COVID has serious lags at all stages of the information flow.
- Multi-day lag from exposure to testing
- Zero to multi-day lag from testing to result
- Negative and positive lag from testing to symptoms
- Zero to multi-day lag from new infection to start of contact tracing and testing
- Week lag from symptoms starting and potential hospitalization
- Week lag from hospitalization to ICU
- Zero to long lag from ICU to death
- Multi-week lag from ICU to discharge
- Significant lags between death and reports of death
- Widely variable death certificate reporting practices
2) Differential impacts
- COVID hits older people far harder
- Non-linear effects
- Massive current racial, ethnic, and economic disparities as a reflection of historical patterns of discrimination and power.
3) Hospital system status
- Overwhelmed hospitals have far higher age adjusted case fatality rates than not overwhelmed hospitals
- We’ve learned a lot over the first four months of the US pandemic and hospital surge
- Dex, proning, remisdivir all seem to help and reduce mortality rates and hospital duration
- We don’t know what long term looks like as we are still in the short term
- We don’t know a lot including how differential factors influence infections and outcomes (esp. with kids)
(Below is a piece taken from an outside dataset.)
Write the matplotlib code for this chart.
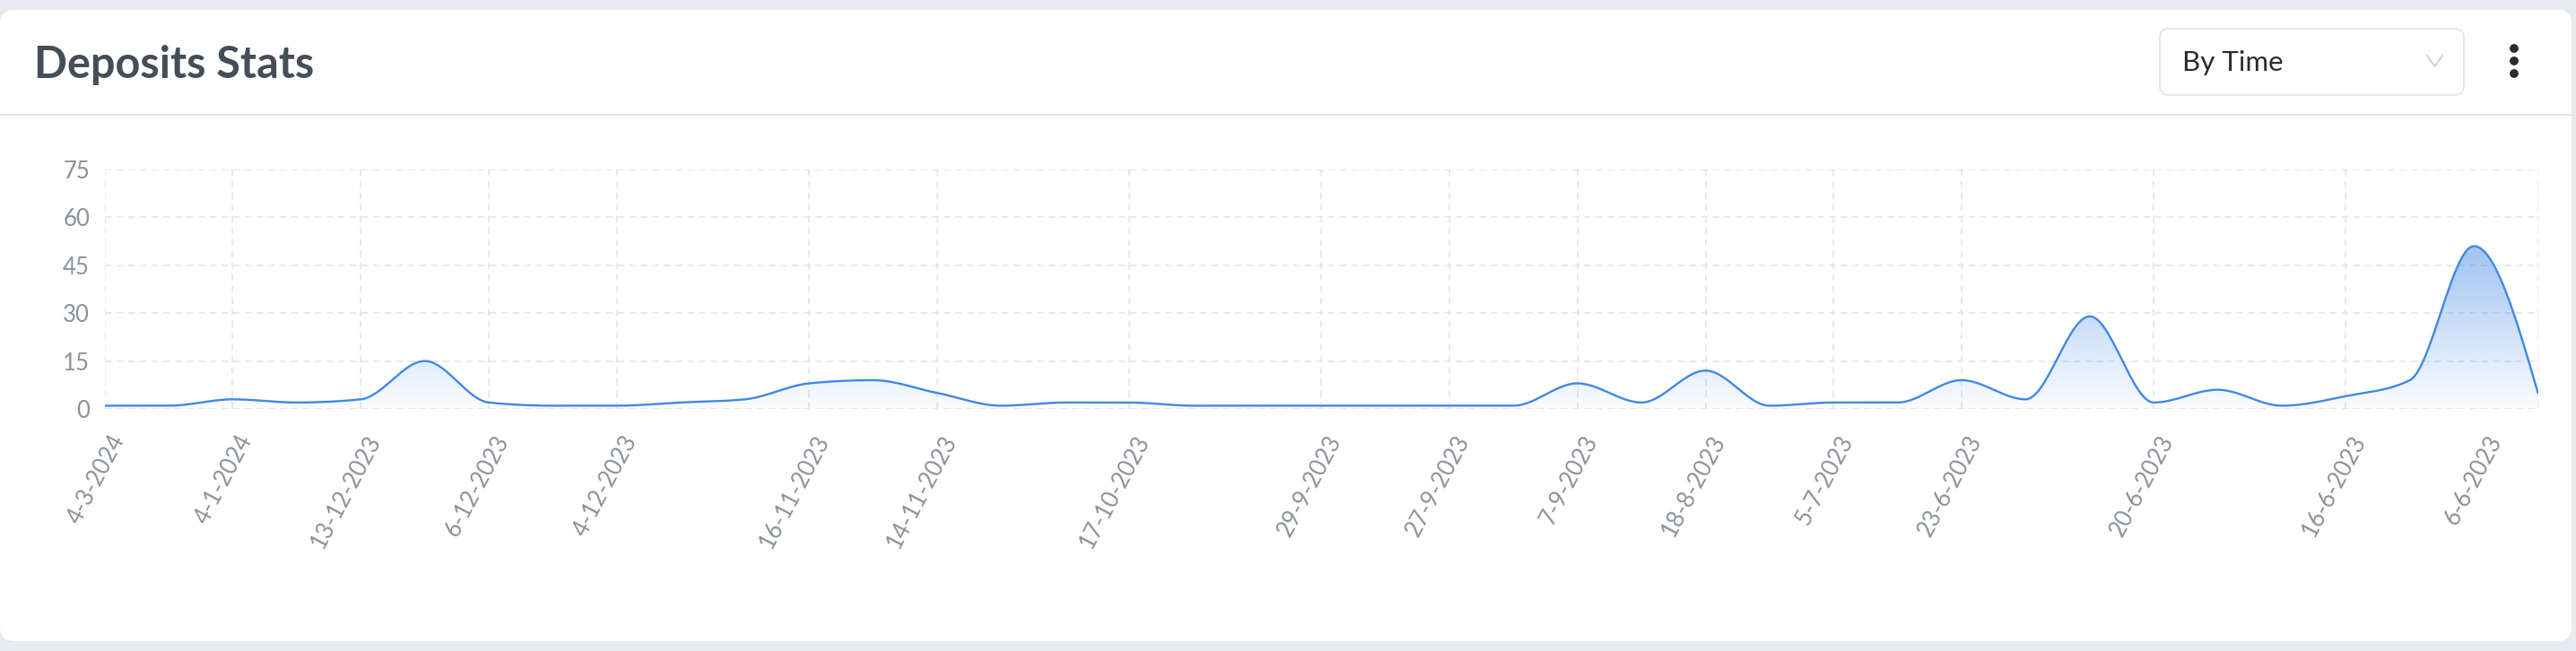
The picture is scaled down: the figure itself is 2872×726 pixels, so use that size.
import numpy as np
import matplotlib
matplotlib.use("Agg")
import matplotlib.pyplot as plt
from matplotlib.patches import FancyBboxPatch, Polygon, Circle
from matplotlib.transforms import ScaledTranslation

plt.rcParams['font.family'] = ['Lato', 'DejaVu Sans']

# ---------------- data ----------------
deposits = [1, 1, 3, 2, 3, 15, 2, 1, 1, 2, 3, 8, 9, 5, 1, 2, 2, 1, 1, 1,
            1, 1, 1, 8, 2, 12, 1, 2, 2, 9, 3, 29, 2, 6, 1, 4, 9, 51, 5]
tick_idx = [0, 2, 4, 6, 8, 11, 13, 16, 19, 21, 23, 25, 27, 29, 32, 35, 38]
tick_labels = ['4-3-2024', '4-1-2024', '13-12-2023', '6-12-2023', '4-12-2023',
               '16-11-2023', '14-11-2023', '17-10-2023', '29-9-2023', '27-9-2023',
               '7-9-2023', '18-8-2023', '5-7-2023', '23-6-2023', '20-6-2023',
               '16-6-2023', '6-6-2023']
y_ticks = [0, 15, 30, 45, 60, 75]

LINE = '#3f88e6'
GRID = '#e3e3e3'
LABEL = '#8c9199'


#----------------- smooth (monotone cubic) curve -------------------
def monotone_curve(x, y, steps=30):
    x = np.asarray(x, float)
    y = np.asarray(y, float)
    h = np.diff(x)
    s = np.diff(y) / h
    n = len(x)
    t = np.zeros(n)
    for i in range(1, n - 1):
        p = (s[i-1]*h[i] + s[i]*h[i-1]) / (h[i-1] + h[i])
        t[i] = (np.sign(s[i-1]) + np.sign(s[i])) * min(abs(s[i-1]), abs(s[i]), 0.5*abs(p))
    t[0] = (3*s[0] - t[1]) / 2
    t[-1] = (3*s[-1] - t[-2]) / 2
    xs, ys = [], []
    for i in range(n - 1):
        u = np.linspace(0, 1, steps, endpoint=(i == n - 2))
        h00 = 2*u**3 - 3*u**2 + 1
        h10 = u**3 - 2*u**2 + u
        h01 = -2*u**3 + 3*u**2
        h11 = u**3 - u**2
        xs.append(x[i] + h[i]*u)
        ys.append(h00*y[i] + h10*h[i]*t[i] + h01*y[i+1] + h11*h[i]*t[i+1])
    return np.concatenate(xs), np.concatenate(ys)


W, H = 2872, 726
fig = plt.figure(figsize=(W/100, H/100), dpi=100)
fig.patch.set_facecolor('#e9eaef')

# background / card in pixel coords
bg = fig.add_axes([0, 0, 1, 1], zorder=0)
bg.set_xlim(0, W)
bg.set_ylim(H, 0)
bg.axis('off')
bg.add_patch(FancyBboxPatch((0, 11), 2867, 704, boxstyle='round,pad=0,rounding_size=16',
                            facecolor='white', edgecolor='none'))
bg.plot([0, 2867], [128, 128], color='#e6e6e6', lw=1.5)
bg.text(38, 87, 'Deposits Stats', fontsize=35, fontweight='bold', color='#454d58', va='baseline')

# dropdown
bg.add_patch(FancyBboxPatch((2408, 32), 339, 74, boxstyle='round,pad=0,rounding_size=10',
                            facecolor='white', edgecolor='#e2e2e2', lw=1.2))
bg.text(2433, 79, 'By Time', fontsize=22.5, color='#2b2b2b', va='baseline')
bg.plot([2706, 2714.5, 2723], [62, 74, 62], color='#c4c4c4', lw=1.1)
for yy in (54, 68, 82):
    bg.add_patch(Circle((2803, yy), 4.2, color='#2b2b2b'))

# ---------------- chart ----------------
x0, x1 = 116.7, 2829.6
yb, yt = 456, 189
ax = fig.add_axes([x0/W, (H - yb)/H, (x1 - x0)/W, (yb - yt)/H], zorder=1)
ax.patch.set_alpha(0)

xi = np.arange(len(deposits))
xs, ys = monotone_curve(xi, deposits)

ymax = max(deposits)
grad = np.zeros((256, 1, 4))
r, g, b = matplotlib.colors.to_rgb(LINE)
grad[..., 0], grad[..., 1], grad[..., 2] = r, g, b
grad[:, 0, 3] = np.linspace(0.02, 0.5, 256)
im = ax.imshow(grad, extent=(xi[0], xi[-1], 0, ymax), origin='lower', aspect='auto', zorder=1)
poly = Polygon(np.column_stack([np.r_[xs, xs[-1], xs[0]], np.r_[ys, 0, 0]]),
               closed=True, facecolor='none', edgecolor='none', transform=ax.transData)
ax.add_patch(poly)
im.set_clip_path(poly)

ax.plot(xs, ys, color=LINE, lw=1.7, zorder=3, solid_capstyle='round')

ax.set_xlim(xi[0], xi[-1])
ax.set_ylim(0, 75)
ax.set_yticks(y_ticks)
ax.set_xticks(tick_idx)
ax.set_xticklabels(tick_labels, rotation=62, ha='right', va='center', rotation_mode='anchor')
ax.tick_params(axis='both', length=0, colors=LABEL, labelsize=18.5)
ax.tick_params(axis='y', pad=12)
ax.tick_params(axis='x', pad=0)
labs = ax.get_xticklabels()
for i, lab in enumerate(labs):
    # last label is pulled inside the plot edge, as in the original
    dx = 16 if i < len(labs) - 1 else -46
    lab.set_transform(lab.get_transform() + ScaledTranslation(dx/100, -31/100, fig.dpi_scale_trans))

ax.grid(True, color=GRID, lw=1.1, linestyle=(0, (5, 3.5)), zorder=0)
ax.set_axisbelow(True)
for sp in ax.spines.values():
    sp.set_visible(False)

fig.savefig('out.png', dpi=100, facecolor=fig.get_facecolor())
We should expect a fairly young population to have a far less severe disease course with fewer hospitalizations and deaths than a fairly old population that is identical in all aspects other than age. We should expect fatality rates to be far lower in regions with significant available and reserve staffed hospital beds then regions that are getting slammed.
Talking Points Memo had a good image of Florida’s positivity rate and case count:
The cases on 6/19 are probably generating hospitalizations at the start of July. Anything done today won’t show up in death data until after the 4th of July.
These are just some thoughts on how to think through COVID data reporting.